Chandra is the only xray telescope, and with tweaks by scientists and engineers it is putting out excellent scientific data.
That is why it's so serious that NASA is threatening to shut down the observatory.
Without question, the unexpected end of Chandra would be heartbreaking for astronomers, and for astronomy. Scientists who use the Earth-orbiting spacecraft as their north star to elucidate the structures of black holes will face layoffs, and there is currently no other observatory capable of achieving the kind of X-ray resolutions Chandra has been obtaining since it reached its cozy spot around our planet in 1999. It is these resolutions, in fact, that have allowed those black hole scientists to study not just the voids themselves, but also many cosmic wanderers with the misfortune of treading too close.
Its nested mirrors smoothed down to the precision of a few atoms make Chandra sensitive enough to follow spaceborne signals back to their very faint sources, a sensitivity even the all-powerful James Webb Space Telescope doesn't have. That's because the JWST actually doesn't work with X-rays at all. Neither does the Hubble Space Telescope, nor the Euclid Space Telescope.
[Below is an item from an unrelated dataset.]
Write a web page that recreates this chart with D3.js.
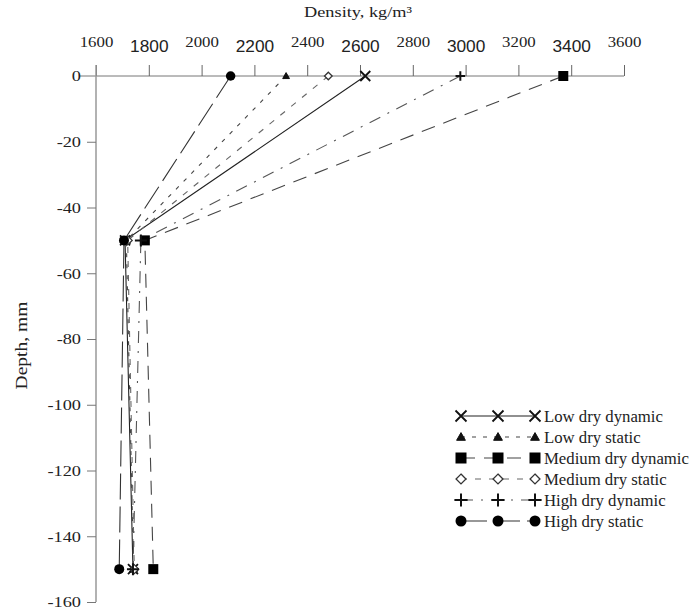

In fact, there are actually not many observatories that look at X-rays in general.
The space observatory can identify neutron stars in faraway galaxies that likely remain hidden to our other devices, and it can decode intricacies of stellar explosions so well it's easy to forget how incomprehensible a stellar explosion is to the human mind. Without Chandra, it'd be tough to achieve all of these things, maybe impossible, until someone makes a Chandra 2.0.
Yet, there isn't a plan to make a Chandra 2.0.